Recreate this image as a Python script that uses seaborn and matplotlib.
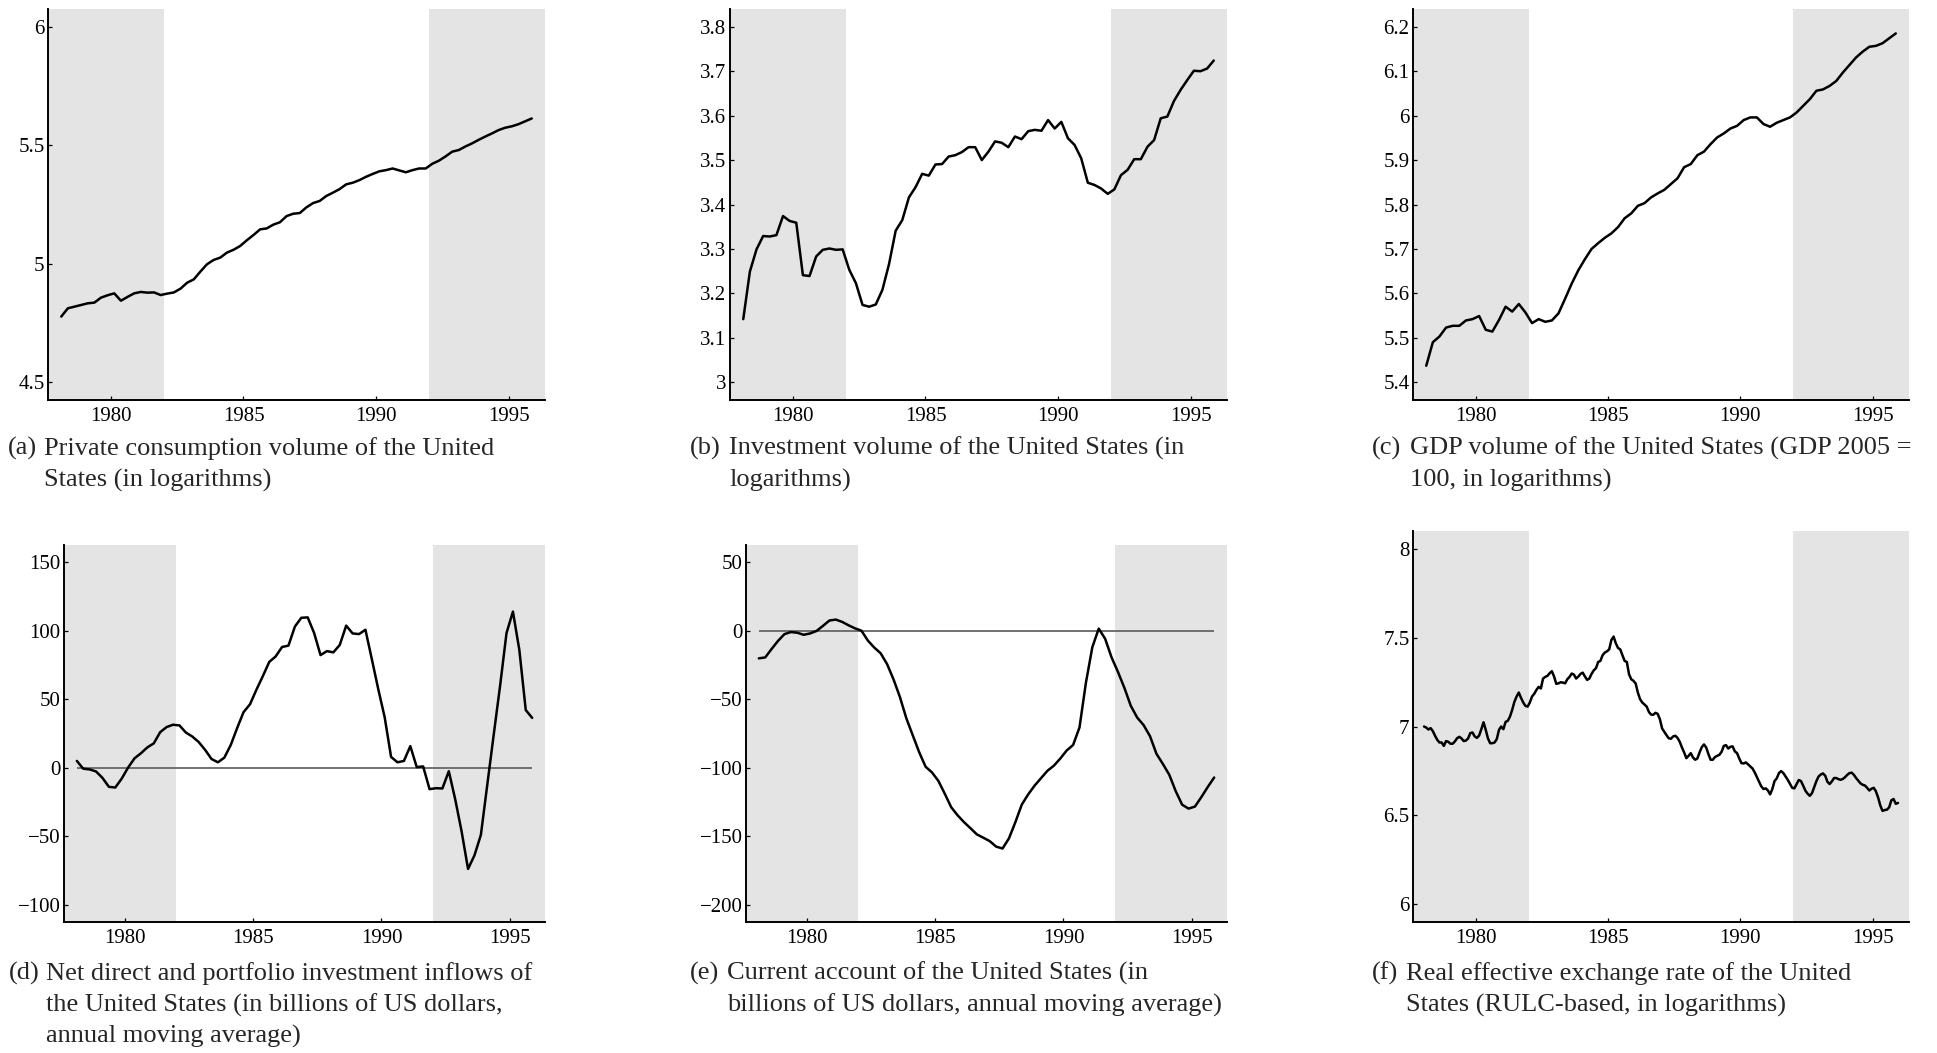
import numpy as np
import pandas as pd
import matplotlib
matplotlib.use("Agg")
import matplotlib.pyplot as plt
from matplotlib.ticker import FixedLocator, FuncFormatter
import seaborn as sns

# ---------------------------------------------------------------------------
# Data: United States, 1978-1995 (quarterly series; monthly exchange rate)
# ---------------------------------------------------------------------------
quarters = 1978.125 + 0.25 * np.arange(72)
months = 1978 + (np.arange(216) + 0.5) / 12

consumption = [
    4.777, 4.812, 4.819, 4.826, 4.833, 4.836, 4.857, 4.867, 4.875, 4.844,
    4.860, 4.875, 4.881, 4.878, 4.879, 4.868, 4.874, 4.879, 4.895, 4.920,
    4.934, 4.967, 4.998, 5.016, 5.026, 5.047, 5.059, 5.075, 5.099, 5.121,
    5.145, 5.149, 5.165, 5.175, 5.201, 5.211, 5.214, 5.238, 5.256, 5.265,
    5.286, 5.300, 5.315, 5.335, 5.342, 5.353, 5.367, 5.379, 5.390, 5.395,
    5.402, 5.394, 5.386, 5.395, 5.402, 5.402, 5.422, 5.435, 5.453, 5.473,
    5.480, 5.495, 5.508, 5.523, 5.537, 5.550, 5.564, 5.574, 5.580, 5.589,
    5.601, 5.613,
]

investment = [
    3.142, 3.249, 3.299, 3.329, 3.328, 3.331, 3.374, 3.363, 3.359, 3.241,
    3.239, 3.283, 3.298, 3.301, 3.298, 3.299, 3.253, 3.223, 3.174, 3.170,
    3.175, 3.208, 3.266, 3.341, 3.365, 3.416, 3.439, 3.469, 3.465, 3.490,
    3.491, 3.508, 3.511, 3.518, 3.529, 3.529, 3.500, 3.519, 3.542, 3.539,
    3.529, 3.553, 3.547, 3.565, 3.568, 3.566, 3.590, 3.571, 3.586, 3.549,
    3.534, 3.504, 3.449, 3.444, 3.436, 3.424, 3.434, 3.466, 3.478, 3.502,
    3.502, 3.530, 3.545, 3.594, 3.598, 3.633, 3.658, 3.680, 3.701, 3.700,
    3.706, 3.724,
]

gdp = [
    5.437, 5.490, 5.503, 5.523, 5.527, 5.527, 5.539, 5.542, 5.549, 5.518,
    5.514, 5.540, 5.570, 5.559, 5.576, 5.557, 5.533, 5.542, 5.536, 5.539,
    5.555, 5.588, 5.622, 5.652, 5.677, 5.700, 5.713, 5.725, 5.735, 5.749,
    5.769, 5.780, 5.797, 5.803, 5.816, 5.825, 5.833, 5.846, 5.859, 5.884,
    5.891, 5.911, 5.919, 5.936, 5.951, 5.960, 5.971, 5.977, 5.990, 5.996,
    5.996, 5.981, 5.975, 5.984, 5.990, 5.996, 6.007, 6.022, 6.037, 6.056,
    6.059, 6.067, 6.078, 6.097, 6.114, 6.131, 6.144, 6.155, 6.157, 6.163,
    6.174, 6.185,
]

capital_inflows = [
    5.0, -0.7, -1.2, -2.7, -7.4, -13.9, -14.4, -7.9, 0.2, 6.9,
    10.6, 14.9, 17.8, 26.0, 29.7, 31.4, 30.9, 25.7, 22.8, 18.8,
    13.1, 6.4, 4.0, 7.4, 16.6, 29.0, 40.6, 46.3, 56.9, 66.8,
    77.2, 81.2, 88.1, 89.1, 103.0, 109.4, 109.7, 98.3, 82.2, 85.1,
    84.2, 89.6, 103.7, 98.0, 97.5, 100.7, 79.2, 57.4, 36.9, 7.9,
    4.0, 5.0, 15.8, 0.5, 1.0, -15.6, -14.9, -15.1, -2.5, -23.0,
    -46.5, -73.8, -63.9, -49.0, -12.4, 24.0, 59.9, 98.3, 113.9, 85.9,
    42.1, 36.4,
]

current_account = [
    -20.2, -19.5, -13.3, -7.4, -2.5, -1.0, -1.5, -3.0, -2.0, -0.2,
    3.5, 7.4, 8.1, 6.4, 3.9, 1.7, 0.0, -7.2, -12.3, -16.5,
    -24.4, -35.5, -48.4, -63.9, -76.3, -88.6, -99.2, -103.4, -109.6, -119.0,
    -128.8, -134.7, -139.7, -144.1, -148.6, -151.0, -153.5, -157.5, -158.9, -151.5,
    -139.7, -126.9, -119.4, -113.0, -107.6, -102.2, -98.5, -93.3, -87.4, -83.4,
    -70.6, -38.0, -12.1, 1.5, -5.9, -19.5, -30.1, -41.7, -54.8, -63.4,
    -68.9, -77.0, -89.8, -97.2, -105.1, -117.0, -126.9, -129.8, -128.3, -121.4,
    -114.0, -107.1,
]

real_exchange_rate = [
    7.000, 6.994, 6.983, 6.991, 6.974, 6.948, 6.925, 6.910, 6.910, 6.891,
    6.918, 6.914, 6.903, 6.903, 6.916, 6.934, 6.942, 6.933, 6.918, 6.921,
    6.933, 6.963, 6.966, 6.944, 6.936, 6.949, 6.985, 7.024, 6.981, 6.933,
    6.906, 6.906, 6.910, 6.929, 6.981, 7.000, 6.985, 7.026, 7.032, 7.056,
    7.094, 7.139, 7.169, 7.191, 7.161, 7.135, 7.116, 7.112, 7.135, 7.169,
    7.184, 7.206, 7.223, 7.214, 7.270, 7.279, 7.285, 7.300, 7.311, 7.281,
    7.240, 7.243, 7.249, 7.247, 7.243, 7.266, 7.279, 7.298, 7.292, 7.270,
    7.281, 7.296, 7.303, 7.281, 7.262, 7.270, 7.296, 7.316, 7.328, 7.363,
    7.369, 7.401, 7.416, 7.423, 7.434, 7.487, 7.506, 7.468, 7.442, 7.434,
    7.401, 7.369, 7.363, 7.294, 7.266, 7.257, 7.242, 7.191, 7.154, 7.135,
    7.124, 7.112, 7.082, 7.067, 7.066, 7.077, 7.071, 7.041, 6.989, 6.970,
    6.951, 6.934, 6.931, 6.944, 6.948, 6.936, 6.914, 6.882, 6.854, 6.822,
    6.835, 6.850, 6.826, 6.813, 6.820, 6.854, 6.884, 6.899, 6.882, 6.845,
    6.813, 6.813, 6.828, 6.835, 6.841, 6.858, 6.891, 6.895, 6.876, 6.886,
    6.888, 6.860, 6.850, 6.820, 6.794, 6.792, 6.798, 6.787, 6.775, 6.764,
    6.742, 6.715, 6.689, 6.663, 6.648, 6.652, 6.640, 6.618, 6.648, 6.693,
    6.708, 6.738, 6.749, 6.738, 6.719, 6.700, 6.678, 6.655, 6.652, 6.676,
    6.699, 6.693, 6.667, 6.639, 6.622, 6.610, 6.625, 6.659, 6.693, 6.719,
    6.730, 6.736, 6.723, 6.689, 6.676, 6.691, 6.710, 6.710, 6.704, 6.700,
    6.705, 6.715, 6.728, 6.738, 6.740, 6.728, 6.710, 6.695, 6.680, 6.672,
    6.668, 6.655, 6.640, 6.650, 6.655, 6.635, 6.600, 6.555, 6.525, 6.530,
    6.532, 6.545, 6.585, 6.592, 6.565, 6.570,
]

# Shaded periods (start, end) in years
shaded_periods = [(1977.625, 1982.0), (1992.0, 1996.375)]

year_ticks = [1980, 1985, 1990, 1995]
ticks_a = [4.5, 5.0, 5.5, 6.0]
ticks_b = [3.0, 3.1, 3.2, 3.3, 3.4, 3.5, 3.6, 3.7, 3.8]
ticks_c = [5.4, 5.5, 5.6, 5.7, 5.8, 5.9, 6.0, 6.1, 6.2]
ticks_d = [-100, -50, 0, 50, 100, 150]
ticks_e = [-200, -150, -100, -50, 0, 50]
ticks_f = [6.0, 6.5, 7.0, 7.5, 8.0]

captions = {
    "a": ["Private consumption volume of the United",
          "States (in logarithms)"],
    "b": ["Investment volume of the United States (in",
          "logarithms)"],
    "c": ["GDP volume of the United States (GDP 2005 =",
          "100, in logarithms)"],
    "d": ["Net direct and portfolio investment inflows of",
          "the United States (in billions of US dollars,",
          "annual moving average)"],
    "e": ["Current account of the United States (in",
          "billions of US dollars, annual moving average)"],
    "f": ["Real effective exchange rate of the United",
          "States (RULC-based, in logarithms)"],
}

# ---------------------------------------------------------------------------
# Style
# ---------------------------------------------------------------------------
sns.set_style("ticks")
serif = ["Liberation Serif", "DejaVu Serif"]
plt.rcParams["font.family"] = serif
plt.rcParams["axes.unicode_minus"] = True

W, H = 1937, 1053
fig = plt.figure(figsize=(W / 100, H / 100), dpi=100)
fig.patch.set_facecolor("white")


def rect(left, top, right, bottom):
    """Axes rectangle from pixel edges (origin top-left)."""
    return [left / W, 1 - bottom / H, (right - left) / W, (bottom - top) / H]


panels = [
    # key, x, y, yticks, zero line, axes box (px), caption x (px), caption baseline (px)
    ("a", quarters, consumption, ticks_a, False, (48, 9, 545, 400), (8, 44), 455),
    ("b", quarters, investment, ticks_b, False, (730, 9, 1227, 400), (690, 729), 455),
    ("c", quarters, gdp, ticks_c, False, (1413, 9, 1909, 400), (1372, 1410), 455),
    ("d", quarters, capital_inflows, ticks_d, True, (64, 545, 545, 922), (9, 46), 980),
    ("e", quarters, current_account, ticks_e, True, (746, 545, 1227, 922), (690, 727), 980),
    ("f", months, real_exchange_rate, ticks_f, False, (1413, 531, 1909, 922), (1372, 1406), 980),
]

fmt = FuncFormatter(lambda v, pos: f"{v:g}".replace("-", "\u2212"))
line_gap = 31.5
caption_size = 19

for key, t, values, yticks, zero_line, box, cap_x, cap_y in panels:
    ax = fig.add_axes(rect(*box))
    t = np.asarray(t)
    values = np.asarray(values, dtype=float)

    for start, end in shaded_periods:
        ax.axvspan(start, end, color="#e4e4e4", lw=0, zorder=0)

    if zero_line:
        ax.hlines(0, t[0], t[-1], color="#666666", lw=1.3, zorder=1)

    df = pd.DataFrame({"year": t, "value": values})
    sns.lineplot(data=df, x="year", y="value", ax=ax, color="black",
                 linewidth=1.8, estimator=None, zorder=2)

    lo, hi = min(yticks), max(yticks)
    pad = 0.05 * (hi - lo)
    ax.set_ylim(lo - pad, hi + pad)
    ax.set_xlim(quarters[0] - 0.5, quarters[-1] + 0.5)

    ax.xaxis.set_major_locator(FixedLocator(year_ticks))
    ax.yaxis.set_major_locator(FixedLocator(yticks))
    ax.yaxis.set_major_formatter(fmt)
    ax.xaxis.set_major_formatter(fmt)
    ax.set_xlabel("")
    ax.set_ylabel("")

    ax.tick_params(axis="both", direction="in", length=2.6, width=0.9,
                   color="black", labelsize=15, labelcolor="black")
    ax.tick_params(axis="x", pad=5)
    ax.tick_params(axis="y", pad=2.5)
    for lbl in ax.get_xticklabels() + ax.get_yticklabels():
        lbl.set_fontfamily(serif)

    for side in ("top", "right"):
        ax.spines[side].set_visible(False)
    for side in ("left", "bottom"):
        ax.spines[side].set_color("black")
        ax.spines[side].set_linewidth(1.4)
    ax.set_facecolor("white")
    ax.grid(False)

    # Caption with hanging indent
    fig.text(cap_x[0] / W, 1 - cap_y / H, f"({key})", fontsize=caption_size,
             ha="left", va="baseline", family=serif)
    for i, line in enumerate(captions[key]):
        fig.text(cap_x[1] / W, 1 - (cap_y + i * line_gap) / H, line,
                 fontsize=caption_size, ha="left", va="baseline", family=serif)

fig.savefig("out.png", dpi=100, facecolor="white")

Required work:
Output exactly the span of lines from the top of the listing through the line holding "import seaborn as sns", and leave every picture out.

Problem solution:
Recreate this image as a Python script that uses seaborn and matplotlib.
import numpy as np
import pandas as pd
import matplotlib
matplotlib.use("Agg")
import matplotlib.pyplot as plt
from matplotlib.ticker import FixedLocator, FuncFormatter
import seaborn as sns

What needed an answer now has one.